HMS Lancaster Castle (K691) was a Castle-class corvette of the Royal Navy. It served on convoy defence duties from 1944 to 1945, it was put in reserve in 1946 and eventually scrapped in 1960.

== History ==
Lancaster Castle was ordered on 19 December 1942 from Fleming and Ferguson, a Scottish shipbuilding company in Paisley, Renfrewshire. It was laid down on 10 November 1943 as Job Number 1546. It was launched on 14 April 1944, becoming the first Royal Navy ship to carry the name, and was commissioned on 15 September 1944.

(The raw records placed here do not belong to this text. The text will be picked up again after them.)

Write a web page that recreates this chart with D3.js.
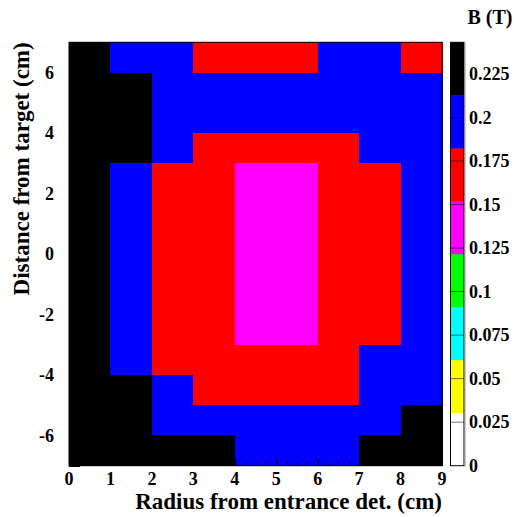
<!DOCTYPE html>
<html>
<head>
<meta charset="utf-8">
<script src="https://cdn.jsdelivr.net/npm/d3@7"></script>
<style>
  html, body { margin: 0; padding: 0; background: #fff; }
  svg { display: block; }
</style>
</head>
<body>
<script>
// Field map: bin edges along each axis (cm)
const radiusEdges = [0, 1, 2, 3, 4, 5, 6, 7, 8, 9];
const distanceEdges = [7, 6, 5, 4, 3, 2, 1, 0, -1, -2, -3, -4, -5, -6, -7];

// Field magnitude B (T), one row per distance bin from +7 down to -7 cm,
// one value per radius bin from 0 to 9 cm
const fieldRows = [
  [0.236, 0.205, 0.192, 0.176, 0.171, 0.174, 0.186, 0.198, 0.179],
  [0.2432, 0.221, 0.203, 0.194, 0.190, 0.191, 0.193, 0.199, 0.206],
  [0.238, 0.216, 0.198, 0.189, 0.186, 0.187, 0.190, 0.196, 0.204],
  [0.233, 0.214, 0.192, 0.179, 0.172, 0.173, 0.178, 0.187, 0.199],
  [0.228, 0.207, 0.179, 0.163, 0.149, 0.148, 0.161, 0.176, 0.193],
  [0.226, 0.204, 0.175, 0.158, 0.143, 0.142, 0.156, 0.172, 0.190],
  [0.225, 0.203, 0.173, 0.156, 0.140, 0.139, 0.154, 0.170, 0.188],
  [0.225, 0.203, 0.173, 0.156, 0.140, 0.139, 0.154, 0.170, 0.188],
  [0.226, 0.204, 0.175, 0.158, 0.142, 0.142, 0.156, 0.172, 0.190],
  [0.228, 0.206, 0.178, 0.162, 0.148, 0.147, 0.160, 0.175, 0.192],
  [0.232, 0.210, 0.178, 0.167, 0.160, 0.160, 0.167, 0.184, 0.197],
  [0.235, 0.215, 0.190, 0.178, 0.172, 0.172, 0.176, 0.188, 0.203],
  [0.238, 0.219, 0.199, 0.192, 0.187, 0.187, 0.191, 0.205, 0.214],
  [0.240, 0.226, 0.217, 0.213, 0.209, 0.205, 0.208, 0.218, 0.224]
];

// Axis tick labels
const xTickValues = [0, 1, 2, 3, 4, 5, 6, 7, 8, 9];
const yTickValues = [-6, -4, -2, 0, 2, 4, 6];
const zTickValues = [0, 0.025, 0.05, 0.075, 0.1, 0.125, 0.15, 0.175, 0.2, 0.225];
const zTickLabels = ["0", "0.025", "0.05", "0.075", "0.1", "0.125", "0.15", "0.175", "0.2", "0.225"];

// Eight-level palette, low to high
const paletteColors = ["#ffffff", "#ffff00", "#00ffff", "#00ff00", "#ff00ff", "#ff0000", "#0000ff", "#000000"];

const W = 514, H = 517;
const plot = { left: 69, right: 442, top: 42.3, bottom: 465.7 };
const bar = { left: 450.5, right: 464 };
const FONT = "'Liberation Serif', 'Times New Roman', Times, 'DejaVu Serif', serif";

const svg = d3.select("body").append("svg")
  .attr("width", W).attr("height", H)
  .attr("font-family", FONT).attr("font-weight", "bold");

const x = d3.scaleLinear().domain([0, 9]).range([plot.left, plot.right]);
const y = d3.scaleLinear().domain([-7, 7]).range([plot.bottom, plot.top]);
const zMax = d3.max(fieldRows.flat());
const z = d3.scaleLinear().domain([0, zMax]).range([plot.bottom, plot.top]);
const color = d3.scaleQuantize().domain([0, zMax]).range(paletteColors);

// Cells
const cells = [];
fieldRows.forEach((row, i) => {
  row.forEach((v, j) => {
    cells.push({ x0: radiusEdges[j], x1: radiusEdges[j] + 1, y0: distanceEdges[i] - 1, y1: distanceEdges[i], v });
  });
});
svg.append("g").selectAll("rect").data(cells).join("rect")
  .attr("x", d => x(d.x0))
  .attr("y", d => y(d.y1))
  .attr("width", d => x(d.x1) - x(d.x0) + 0.5)
  .attr("height", d => y(d.y0) - y(d.y1) + 0.5)
  .attr("fill", d => color(d.v))
  .attr("shape-rendering", "crispEdges");

// Ticks (drawn inward)
const tickG = svg.append("g").attr("stroke", "#000").attr("stroke-width", 1);
const xMinor = d3.range(0, 9.001, 0.25);
tickG.selectAll("line.xt").data(xMinor).join("line")
  .attr("x1", d => Math.round(x(d)) + 0.5).attr("x2", d => Math.round(x(d)) + 0.5)
  .attr("y1", plot.bottom)
  .attr("y2", d => plot.bottom - (Math.abs(d - Math.round(d)) < 1e-6 ? 7 : 3.5));
const yMinor = d3.range(-7, 7.001, 0.5);
tickG.selectAll("line.yt").data(yMinor).join("line")
  .attr("y1", d => Math.round(y(d)) + 0.5).attr("y2", d => Math.round(y(d)) + 0.5)
  .attr("x1", plot.left)
  .attr("x2", d => plot.left + (Math.abs(d - Math.round(d)) < 1e-6 ? 11 : 5.5));

// Frame
svg.append("rect")
  .attr("x", plot.left).attr("y", plot.top)
  .attr("width", plot.right - plot.left).attr("height", plot.bottom - plot.top)
  .attr("fill", "none").attr("stroke", "#000").attr("stroke-width", 1);

// X tick labels
svg.append("g").selectAll("text").data(xTickValues).join("text")
  .attr("x", d => x(d)).attr("y", 485)
  .attr("text-anchor", "middle").attr("font-size", 18)
  .text(d => d);

// Y tick labels
svg.append("g").selectAll("text").data(yTickValues).join("text")
  .attr("x", 54).attr("y", d => y(d)).attr("dy", "0.35em")
  .attr("text-anchor", "end").attr("font-size", 18)
  .text(d => d);

// Axis titles
svg.append("text")
  .attr("x", plot.right).attr("y", 509)
  .attr("text-anchor", "end").attr("font-size", 23)
  .text("Radius from entrance det. (cm)");
svg.append("text")
  .attr("transform", `translate(29,${plot.top}) rotate(-90)`)
  .attr("text-anchor", "end").attr("font-size", 23)
  .text("Distance from target (cm)");

// Color bar
const bands = paletteColors.map((c, i) => ({ lo: zMax * i / 8, hi: zMax * (i + 1) / 8, c }));
svg.append("g").selectAll("rect").data(bands).join("rect")
  .attr("x", bar.left).attr("width", bar.right - bar.left)
  .attr("y", d => z(d.hi)).attr("height", d => z(d.lo) - z(d.hi) + 0.3)
  .attr("fill", d => d.c);
svg.append("g").selectAll("line").data(zTickValues.slice(1)).join("line")
  .attr("x1", bar.left).attr("x2", bar.right)
  .attr("y1", d => z(d)).attr("y2", d => z(d))
  .attr("stroke", "#000").attr("stroke-opacity", 0.55).attr("stroke-width", 1);
svg.append("rect")
  .attr("x", bar.left).attr("y", plot.top)
  .attr("width", bar.right - bar.left).attr("height", plot.bottom - plot.top)
  .attr("fill", "none").attr("stroke", "#000").attr("stroke-width", 1);
svg.append("line")
  .attr("x1", bar.right + 1).attr("x2", bar.right + 1)
  .attr("y1", plot.top).attr("y2", plot.bottom + 1)
  .attr("stroke", "#999").attr("stroke-width", 1);

// Color bar labels
svg.append("g").selectAll("text").data(zTickValues).join("text")
  .attr("x", 469).attr("y", d => z(d)).attr("dy", "0.35em")
  .attr("font-size", 18)
  .text((d, i) => zTickLabels[i]);

// Color bar title
svg.append("text")
  .attr("x", 490).attr("y", 24)
  .attr("text-anchor", "middle").attr("font-size", 20)
  .text("B (T)");
</script>
</body>
</html>
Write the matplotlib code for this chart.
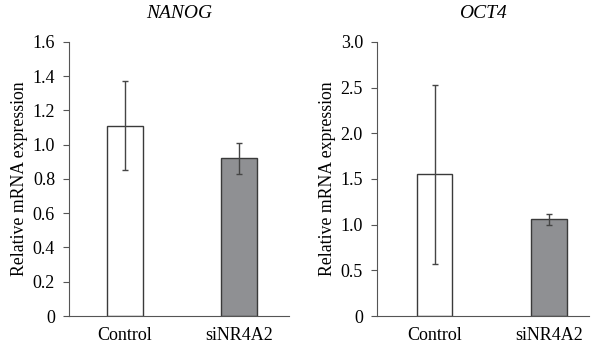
import numpy as np
import matplotlib
matplotlib.use('Agg')
import matplotlib.pyplot as plt

plt.rcParams['font.family'] = ['Liberation Serif', 'DejaVu Serif']

groups = ['Control', 'siNR4A2']
nanog_mean = [1.11, 0.92]
nanog_err = [0.26, 0.09]
oct4_mean = [1.55, 1.06]
oct4_err = [0.98, 0.06]

bar_colors = ['white', '#8f9093']
edge = '#3a3a3a'

fig = plt.figure(figsize=(6.0, 3.46), dpi=100)
ax1 = fig.add_axes([0.115, 0.0867, 0.367, 0.792])
ax2 = fig.add_axes([0.628, 0.0867, 0.354, 0.792])

def draw(ax, means, errs, ymax, step, title, xlim, fmt):
    x = np.arange(len(groups))
    ax.bar(x, means, width=0.31, color=bar_colors, edgecolor=edge, linewidth=1.0, zorder=2)
    ax.errorbar(x, means, yerr=errs, fmt='none', ecolor='#454545', elinewidth=1.0,
                capsize=2.5, capthick=1.0, zorder=3)
    ax.set_xlim(*xlim)
    ax.set_ylim(0, ymax)
    ticks = np.arange(0, ymax + step / 2, step)
    ax.set_yticks(ticks)
    ax.set_yticklabels(['0'] + [fmt % t for t in ticks[1:]])
    ax.set_xticks(x)
    ax.set_xticklabels(groups)
    ax.tick_params(axis='x', length=0, pad=8, labelsize=13)
    ax.tick_params(axis='y', length=4, width=0.8, color='#555555', pad=6, labelsize=13)
    for s in ['top', 'right']:
        ax.spines[s].set_visible(False)
    for s in ['left', 'bottom']:
        ax.spines[s].set_color('#555555')
        ax.spines[s].set_linewidth(0.8)
    ax.set_ylabel('Relative mRNA expression', fontsize=12.8, labelpad=3)
    ax.set_title(title, fontsize=14, style='italic', pad=17)

draw(ax1, nanog_mean, nanog_err, 1.6, 0.2, 'NANOG', (-0.49, 1.44), '%.1f')
draw(ax2, oct4_mean, oct4_err, 3.0, 0.5, 'OCT4', (-0.505, 1.35), '%.1f')

fig.savefig('out.png', dpi=100)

In November 1944, Lancaster Castle joined 31st Escort Group. The other ships in the group were Berkeley Castle, Carisbrooke Castle, Dumbarton Castle, and Hadleigh Castle. In December, the group deployed to the Atlantic North West Approaches for convoy defence duties. They continued in this role through to March 1945 when they were detached for Russian convoy defence with Home Fleet units. A notable incident in this period was on 20 March 1945 when escorting convoy JW 65, they came under attack by six U-Boats, resulting in the loss of HMS Lapwing and the American merchant ships Horace Bushnel and Thomas Donaldson.

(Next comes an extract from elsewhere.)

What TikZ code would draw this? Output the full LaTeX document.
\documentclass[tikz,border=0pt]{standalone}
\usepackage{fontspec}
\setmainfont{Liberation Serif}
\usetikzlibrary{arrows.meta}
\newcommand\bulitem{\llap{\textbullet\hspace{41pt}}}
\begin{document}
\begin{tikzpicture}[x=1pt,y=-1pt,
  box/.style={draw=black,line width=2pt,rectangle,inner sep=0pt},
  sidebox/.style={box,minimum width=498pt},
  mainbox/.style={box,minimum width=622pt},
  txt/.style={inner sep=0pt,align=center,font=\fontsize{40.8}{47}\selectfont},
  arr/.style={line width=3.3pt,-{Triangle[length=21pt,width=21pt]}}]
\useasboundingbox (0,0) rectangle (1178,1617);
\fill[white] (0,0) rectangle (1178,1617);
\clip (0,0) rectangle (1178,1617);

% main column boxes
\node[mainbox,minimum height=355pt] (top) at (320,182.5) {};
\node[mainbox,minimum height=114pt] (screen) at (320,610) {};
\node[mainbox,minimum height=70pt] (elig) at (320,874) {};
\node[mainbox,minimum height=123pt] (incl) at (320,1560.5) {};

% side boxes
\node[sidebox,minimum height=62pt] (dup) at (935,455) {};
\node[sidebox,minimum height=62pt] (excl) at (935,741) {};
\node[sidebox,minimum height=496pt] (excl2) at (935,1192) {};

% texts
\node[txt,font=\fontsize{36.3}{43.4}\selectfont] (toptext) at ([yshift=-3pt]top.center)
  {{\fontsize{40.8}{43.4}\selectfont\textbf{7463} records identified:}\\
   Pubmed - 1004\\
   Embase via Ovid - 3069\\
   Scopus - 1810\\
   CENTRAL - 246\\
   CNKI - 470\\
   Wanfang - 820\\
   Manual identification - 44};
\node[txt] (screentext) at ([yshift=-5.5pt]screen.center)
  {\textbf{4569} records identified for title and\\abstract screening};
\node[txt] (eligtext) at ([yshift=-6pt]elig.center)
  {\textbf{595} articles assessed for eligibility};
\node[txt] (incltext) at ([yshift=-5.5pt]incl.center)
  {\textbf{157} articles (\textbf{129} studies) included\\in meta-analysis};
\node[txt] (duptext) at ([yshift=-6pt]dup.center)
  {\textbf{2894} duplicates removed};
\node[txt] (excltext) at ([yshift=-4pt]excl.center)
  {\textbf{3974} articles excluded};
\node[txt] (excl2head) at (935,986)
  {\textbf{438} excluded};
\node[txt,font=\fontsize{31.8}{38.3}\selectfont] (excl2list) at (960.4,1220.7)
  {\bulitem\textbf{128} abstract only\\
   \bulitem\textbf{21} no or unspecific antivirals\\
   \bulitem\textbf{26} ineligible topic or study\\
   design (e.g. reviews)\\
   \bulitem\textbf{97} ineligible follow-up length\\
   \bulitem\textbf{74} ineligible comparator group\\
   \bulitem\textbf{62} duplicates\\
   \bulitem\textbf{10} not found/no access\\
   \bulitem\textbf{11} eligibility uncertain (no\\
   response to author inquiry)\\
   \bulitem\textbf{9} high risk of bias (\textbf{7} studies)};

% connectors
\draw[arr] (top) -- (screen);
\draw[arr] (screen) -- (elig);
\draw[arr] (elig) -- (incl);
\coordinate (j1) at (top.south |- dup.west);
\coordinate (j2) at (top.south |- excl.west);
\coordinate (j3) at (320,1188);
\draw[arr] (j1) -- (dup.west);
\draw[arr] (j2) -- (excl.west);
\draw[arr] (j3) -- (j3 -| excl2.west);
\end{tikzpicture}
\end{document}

On 1 April 1945 they were detached from their escort of convoy RA 65 on arrival at Scapa Flow and continued convoy defence duties with 31st Escort Group in British coastal waters. On 8 May, following the cessation of hostilities with Germany, the Lancaster Castle was released from convoy defence duties and deployed in home waters for the support of occupation forces and the collection of surrendered U-Boats.

In 1946, the Lancaster Castle was paid-off and put in reserve at Portsmouth. The ship later refitted at Cardiff before being transferred to the Reserve Fleet Division in Harwich in 1949. After this closed in 1953, it was transferred to Hartlepool where it was laid-up before being put on the Disposal List in 1957. It was offered to Norway but was declined, and so was sold for demolition in Gateshead. It arrived for scrapping on 6 September 1960.